50 yaşı biraz geçenlerin emekli olup bir tatil kasabasına yerleşme hayali kurduğu günümüzde Kohen için gazetecilik nefes almakla eşanlamlı.

Milliyet'le yapılan röportajda, "...Evet, bu bir tutkudur. İyi gazeteci kendini bu mesleğe büyük bir tutkuyla bağlar. Bu evrensel bir şeydir...Biz 50-60 yıl önce başladığımızda gazetelerin imkanları çok sınırlıydı. Dolayısıyla başlarken biliyorduk, "çok çalışırız, zengin oluruz" umuduyla girmedik bu işe...Beklentimiz işi iyi yapıp itibar sahibi olmaktı. Zaten çay-simitten fazlasını beklemiyorduk. Seve seve yaptık işi"diyor.

Kohen'in söyledikleri ders niteliğinde:

 "Yeni nesille ilgili eleştirilebilecek şey yaratıcılık yeteneğinin adeta ölmüş olmasıdır. Bugün habercilik basmakalıp bir şey haline geldi. İnternette, televizyonlarda, ajanslarda ne veriliyorsa o çıkıyor basında. Bu birincisi yazı işleri yönetiminden kaynaklanır. Yönetim haber yaratacak şekilde yönlendirmeli insanları. Bir de muhabirin bireysel hamleler yapması lazım. Ben Çin'e, Kuzey Kore'ye giden dünyanın ilk gazetecisiyim. Nasıl oldu? Aklıma esiyor, bir deneyeyim diyorum. 1971. Mao zamanı. Burada Çin elçiliği yok. Gidiyordum Paris'teki elçiliğin kapısını çalıp "Ben gitmek istiyorum" diyordum. Onlarla yazışıyorduk, sonra da Abdi İpekçi'ye danışıyordum, ola ki bir şey çıkarsa diye. Bunun bir de maddi yönü var sonuçta. Bunu ben kendimi övmek için anlatmıyorum. Şunu söylemeye çalışıyorum. 1. Gazetecinin kendi içinden bir şeyler gelmesi lazım. 2. Gazete yönetiminin buna yeşil ışık yakması, hatta böyle şeyler önermesi lazım."
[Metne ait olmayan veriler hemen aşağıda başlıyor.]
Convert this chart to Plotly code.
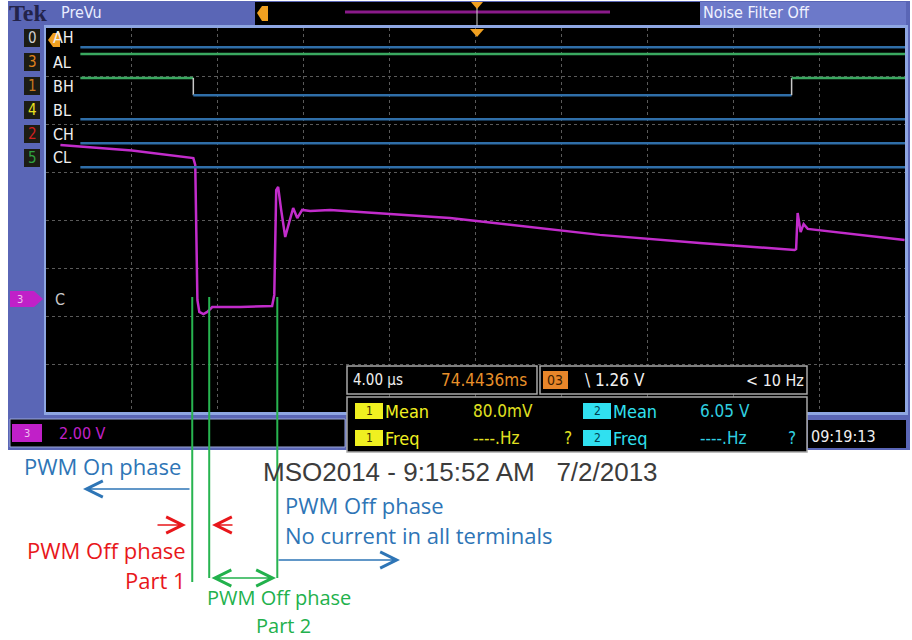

MİLLİYET'İN SAHİBİ BİZİZ...

1980'ler ve 1990'lardaki Milliyet efsanesinin yaratıcılarından birinin Doğan Heper olduğunu yeni kuşaklar büyük olaslık bilmiyordur. Milliyet herhalde tarihinde ilk kez bir milyon bastığı zaman genel yayın yönetmenliği koltuğunda o oturuyordu. Gazeteciliği 24 saat yaşayan, çalışan muhabire değer veren ve motive etmesini bilen Heper de "Gazetecilik hakikaten aşk. Önce isteğe sonra tahsile bağlı"diyor röportajda.

Heper, mesleğin itibar kaybetmesi için de açık konuşuyor ve "...Eskiden anketlerde en itibarlı meslek olarak medya en üstte yer alırdı. Şimdi aşağılara indi. Yetişenler çoğaldı ama itibar azaldı....Medya işine siyaset karıştı. Artık havuz medyası deniyor. Onun bunun gazetesi oldu bazı gazeteler, onlara itibar edenler var"diyor.

Basında artık son bulan rekabet için de şöyle konuşuyor:

"Bu 50-60 yıl içinde bizi transfer etmek isteyen olmadı mı? Çok oldu ama gitmedik. Bizde Milliyet aşkı var. Çünkü Milliyet'in sahibi biziz. 6 tane patron değişti bu gazetede. Gazeteci vakit, ortam değişse de bunları atlatmasını bilmeli, yerinde kalmalı. Rekabet etmeli diğer gazetelerle. Daha önce de söyledim; biz hep "Yarın Ertuğrul (Özkök) ve Zafer'i (Mutlu) ağlatmalıyız" diye çalıştık. Ama şimdi öyle bir şey kalmadı pek. İşte bu hırsı aşılamak lazım."

Aslı Çakır da mesleğin iki ustası ile yaptığı röportaj ile günün muhabiri oldu.